Goal: Copy the lines that follow, keeping every character the same.
[Start Recorded data]
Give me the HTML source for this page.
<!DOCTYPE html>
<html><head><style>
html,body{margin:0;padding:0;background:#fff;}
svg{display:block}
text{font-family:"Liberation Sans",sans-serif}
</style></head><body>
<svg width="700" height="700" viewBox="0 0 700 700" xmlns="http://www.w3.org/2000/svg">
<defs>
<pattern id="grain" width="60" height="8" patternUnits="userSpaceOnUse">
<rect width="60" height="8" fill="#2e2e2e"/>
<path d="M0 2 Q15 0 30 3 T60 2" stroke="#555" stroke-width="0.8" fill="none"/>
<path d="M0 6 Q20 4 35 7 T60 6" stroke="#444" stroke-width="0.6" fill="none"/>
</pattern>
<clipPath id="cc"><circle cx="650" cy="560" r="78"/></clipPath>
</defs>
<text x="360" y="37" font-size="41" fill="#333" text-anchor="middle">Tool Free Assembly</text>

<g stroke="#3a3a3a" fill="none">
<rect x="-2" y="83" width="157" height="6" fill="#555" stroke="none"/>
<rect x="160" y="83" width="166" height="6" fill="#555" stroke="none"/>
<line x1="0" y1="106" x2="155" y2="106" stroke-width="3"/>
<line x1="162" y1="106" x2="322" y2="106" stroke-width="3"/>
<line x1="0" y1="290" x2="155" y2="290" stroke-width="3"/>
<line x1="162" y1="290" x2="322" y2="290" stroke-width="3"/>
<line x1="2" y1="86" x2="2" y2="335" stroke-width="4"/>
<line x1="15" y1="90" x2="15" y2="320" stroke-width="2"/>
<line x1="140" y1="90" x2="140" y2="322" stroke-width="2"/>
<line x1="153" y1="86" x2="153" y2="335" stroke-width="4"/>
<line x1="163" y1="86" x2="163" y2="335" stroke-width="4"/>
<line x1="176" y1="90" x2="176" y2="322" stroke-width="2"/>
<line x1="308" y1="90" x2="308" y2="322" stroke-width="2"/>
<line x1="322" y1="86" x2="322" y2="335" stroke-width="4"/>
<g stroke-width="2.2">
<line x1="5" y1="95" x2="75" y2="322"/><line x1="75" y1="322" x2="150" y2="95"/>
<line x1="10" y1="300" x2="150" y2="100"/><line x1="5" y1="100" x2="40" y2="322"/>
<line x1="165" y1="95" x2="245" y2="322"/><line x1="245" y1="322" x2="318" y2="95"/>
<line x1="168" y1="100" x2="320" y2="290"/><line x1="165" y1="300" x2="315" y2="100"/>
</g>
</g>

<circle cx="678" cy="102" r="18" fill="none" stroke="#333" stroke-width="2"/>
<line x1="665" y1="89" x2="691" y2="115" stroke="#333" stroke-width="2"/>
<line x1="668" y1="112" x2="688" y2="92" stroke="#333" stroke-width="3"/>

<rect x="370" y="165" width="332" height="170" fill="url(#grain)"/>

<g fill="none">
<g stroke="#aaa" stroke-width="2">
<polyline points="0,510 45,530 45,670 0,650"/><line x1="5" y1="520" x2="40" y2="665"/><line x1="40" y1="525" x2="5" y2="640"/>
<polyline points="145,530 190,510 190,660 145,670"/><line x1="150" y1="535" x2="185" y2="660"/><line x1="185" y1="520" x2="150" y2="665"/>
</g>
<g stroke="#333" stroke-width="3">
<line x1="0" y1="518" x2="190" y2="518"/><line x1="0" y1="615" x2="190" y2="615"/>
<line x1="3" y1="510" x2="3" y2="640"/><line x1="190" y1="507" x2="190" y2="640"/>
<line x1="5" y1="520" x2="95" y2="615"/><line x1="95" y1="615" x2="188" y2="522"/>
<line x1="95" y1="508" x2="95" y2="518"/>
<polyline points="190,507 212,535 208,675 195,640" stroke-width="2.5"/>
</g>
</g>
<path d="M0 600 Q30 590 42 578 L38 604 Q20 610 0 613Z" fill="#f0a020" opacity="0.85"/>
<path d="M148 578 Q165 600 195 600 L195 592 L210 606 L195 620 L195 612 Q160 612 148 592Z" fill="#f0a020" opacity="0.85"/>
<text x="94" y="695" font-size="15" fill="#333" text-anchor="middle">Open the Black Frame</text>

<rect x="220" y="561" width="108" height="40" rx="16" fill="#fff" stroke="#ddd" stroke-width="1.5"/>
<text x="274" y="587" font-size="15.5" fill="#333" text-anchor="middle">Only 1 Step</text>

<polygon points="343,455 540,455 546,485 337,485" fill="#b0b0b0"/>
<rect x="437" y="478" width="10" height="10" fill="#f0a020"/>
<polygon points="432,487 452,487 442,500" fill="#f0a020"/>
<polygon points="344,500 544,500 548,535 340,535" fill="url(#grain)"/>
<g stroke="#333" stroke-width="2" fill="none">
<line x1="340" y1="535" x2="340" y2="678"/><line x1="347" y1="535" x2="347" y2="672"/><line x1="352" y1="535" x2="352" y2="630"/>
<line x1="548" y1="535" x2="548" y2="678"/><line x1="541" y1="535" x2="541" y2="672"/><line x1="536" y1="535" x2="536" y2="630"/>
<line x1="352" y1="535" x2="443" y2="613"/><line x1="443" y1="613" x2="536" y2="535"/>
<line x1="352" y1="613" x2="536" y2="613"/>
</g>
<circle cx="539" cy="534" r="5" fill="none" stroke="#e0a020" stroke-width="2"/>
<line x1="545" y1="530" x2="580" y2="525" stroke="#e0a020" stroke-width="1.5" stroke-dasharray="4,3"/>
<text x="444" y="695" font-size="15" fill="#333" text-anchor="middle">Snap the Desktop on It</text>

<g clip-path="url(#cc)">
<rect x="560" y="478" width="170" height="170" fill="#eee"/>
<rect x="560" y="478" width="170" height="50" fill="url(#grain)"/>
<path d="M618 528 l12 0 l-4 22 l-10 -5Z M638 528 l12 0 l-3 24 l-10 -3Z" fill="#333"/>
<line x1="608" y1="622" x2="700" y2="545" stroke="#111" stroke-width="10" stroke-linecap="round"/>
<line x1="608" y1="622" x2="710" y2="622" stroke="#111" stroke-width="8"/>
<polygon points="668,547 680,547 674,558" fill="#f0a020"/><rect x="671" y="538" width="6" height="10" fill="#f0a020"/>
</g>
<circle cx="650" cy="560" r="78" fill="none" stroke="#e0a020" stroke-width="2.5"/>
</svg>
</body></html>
[End Recorded data]
Exercise output:
Give me the HTML source for this page.
<!DOCTYPE html>
<html><head><style>
html,body{margin:0;padding:0;background:#fff;}
svg{display:block}
text{font-family:"Liberation Sans",sans-serif}
</style></head><body>
<svg width="700" height="700" viewBox="0 0 700 700" xmlns="http://www.w3.org/2000/svg">
<defs>
<pattern id="grain" width="60" height="8" patternUnits="userSpaceOnUse">
<rect width="60" height="8" fill="#2e2e2e"/>
<path d="M0 2 Q15 0 30 3 T60 2" stroke="#555" stroke-width="0.8" fill="none"/>
<path d="M0 6 Q20 4 35 7 T60 6" stroke="#444" stroke-width="0.6" fill="none"/>
</pattern>
<clipPath id="cc"><circle cx="650" cy="560" r="78"/></clipPath>
</defs>
<text x="360" y="37" font-size="41" fill="#333" text-anchor="middle">Tool Free Assembly</text>

<g stroke="#3a3a3a" fill="none">
<rect x="-2" y="83" width="157" height="6" fill="#555" stroke="none"/>
<rect x="160" y="83" width="166" height="6" fill="#555" stroke="none"/>
<line x1="0" y1="106" x2="155" y2="106" stroke-width="3"/>
<line x1="162" y1="106" x2="322" y2="106" stroke-width="3"/>
<line x1="0" y1="290" x2="155" y2="290" stroke-width="3"/>
<line x1="162" y1="290" x2="322" y2="290" stroke-width="3"/>
<line x1="2" y1="86" x2="2" y2="335" stroke-width="4"/>
<line x1="15" y1="90" x2="15" y2="320" stroke-width="2"/>
<line x1="140" y1="90" x2="140" y2="322" stroke-width="2"/>
<line x1="153" y1="86" x2="153" y2="335" stroke-width="4"/>
<line x1="163" y1="86" x2="163" y2="335" stroke-width="4"/>
<line x1="176" y1="90" x2="176" y2="322" stroke-width="2"/>
<line x1="308" y1="90" x2="308" y2="322" stroke-width="2"/>
<line x1="322" y1="86" x2="322" y2="335" stroke-width="4"/>
<g stroke-width="2.2">
<line x1="5" y1="95" x2="75" y2="322"/><line x1="75" y1="322" x2="150" y2="95"/>
<line x1="10" y1="300" x2="150" y2="100"/><line x1="5" y1="100" x2="40" y2="322"/>
<line x1="165" y1="95" x2="245" y2="322"/><line x1="245" y1="322" x2="318" y2="95"/>
<line x1="168" y1="100" x2="320" y2="290"/><line x1="165" y1="300" x2="315" y2="100"/>
</g>
</g>

<circle cx="678" cy="102" r="18" fill="none" stroke="#333" stroke-width="2"/>
<line x1="665" y1="89" x2="691" y2="115" stroke="#333" stroke-width="2"/>
<line x1="668" y1="112" x2="688" y2="92" stroke="#333" stroke-width="3"/>

<rect x="370" y="165" width="332" height="170" fill="url(#grain)"/>

<g fill="none">
<g stroke="#aaa" stroke-width="2">
<polyline points="0,510 45,530 45,670 0,650"/><line x1="5" y1="520" x2="40" y2="665"/><line x1="40" y1="525" x2="5" y2="640"/>
<polyline points="145,530 190,510 190,660 145,670"/><line x1="150" y1="535" x2="185" y2="660"/><line x1="185" y1="520" x2="150" y2="665"/>
</g>
<g stroke="#333" stroke-width="3">
<line x1="0" y1="518" x2="190" y2="518"/><line x1="0" y1="615" x2="190" y2="615"/>
<line x1="3" y1="510" x2="3" y2="640"/><line x1="190" y1="507" x2="190" y2="640"/>
<line x1="5" y1="520" x2="95" y2="615"/><line x1="95" y1="615" x2="188" y2="522"/>
<line x1="95" y1="508" x2="95" y2="518"/>
<polyline points="190,507 212,535 208,675 195,640" stroke-width="2.5"/>
</g>
</g>
<path d="M0 600 Q30 590 42 578 L38 604 Q20 610 0 613Z" fill="#f0a020" opacity="0.85"/>
<path d="M148 578 Q165 600 195 600 L195 592 L210 606 L195 620 L195 612 Q160 612 148 592Z" fill="#f0a020" opacity="0.85"/>
<text x="94" y="695" font-size="15" fill="#333" text-anchor="middle">Open the Black Frame</text>

<rect x="220" y="561" width="108" height="40" rx="16" fill="#fff" stroke="#ddd" stroke-width="1.5"/>
<text x="274" y="587" font-size="15.5" fill="#333" text-anchor="middle">Only 1 Step</text>

<polygon points="343,455 540,455 546,485 337,485" fill="#b0b0b0"/>
<rect x="437" y="478" width="10" height="10" fill="#f0a020"/>
<polygon points="432,487 452,487 442,500" fill="#f0a020"/>
<polygon points="344,500 544,500 548,535 340,535" fill="url(#grain)"/>
<g stroke="#333" stroke-width="2" fill="none">
<line x1="340" y1="535" x2="340" y2="678"/><line x1="347" y1="535" x2="347" y2="672"/><line x1="352" y1="535" x2="352" y2="630"/>
<line x1="548" y1="535" x2="548" y2="678"/><line x1="541" y1="535" x2="541" y2="672"/><line x1="536" y1="535" x2="536" y2="630"/>
<line x1="352" y1="535" x2="443" y2="613"/><line x1="443" y1="613" x2="536" y2="535"/>
<line x1="352" y1="613" x2="536" y2="613"/>
</g>
<circle cx="539" cy="534" r="5" fill="none" stroke="#e0a020" stroke-width="2"/>
<line x1="545" y1="530" x2="580" y2="525" stroke="#e0a020" stroke-width="1.5" stroke-dasharray="4,3"/>
<text x="444" y="695" font-size="15" fill="#333" text-anchor="middle">Snap the Desktop on It</text>

<g clip-path="url(#cc)">
<rect x="560" y="478" width="170" height="170" fill="#eee"/>
<rect x="560" y="478" width="170" height="50" fill="url(#grain)"/>
<path d="M618 528 l12 0 l-4 22 l-10 -5Z M638 528 l12 0 l-3 24 l-10 -3Z" fill="#333"/>
<line x1="608" y1="622" x2="700" y2="545" stroke="#111" stroke-width="10" stroke-linecap="round"/>
<line x1="608" y1="622" x2="710" y2="622" stroke="#111" stroke-width="8"/>
<polygon points="668,547 680,547 674,558" fill="#f0a020"/><rect x="671" y="538" width="6" height="10" fill="#f0a020"/>
</g>
<circle cx="650" cy="560" r="78" fill="none" stroke="#e0a020" stroke-width="2.5"/>
</svg>
</body></html>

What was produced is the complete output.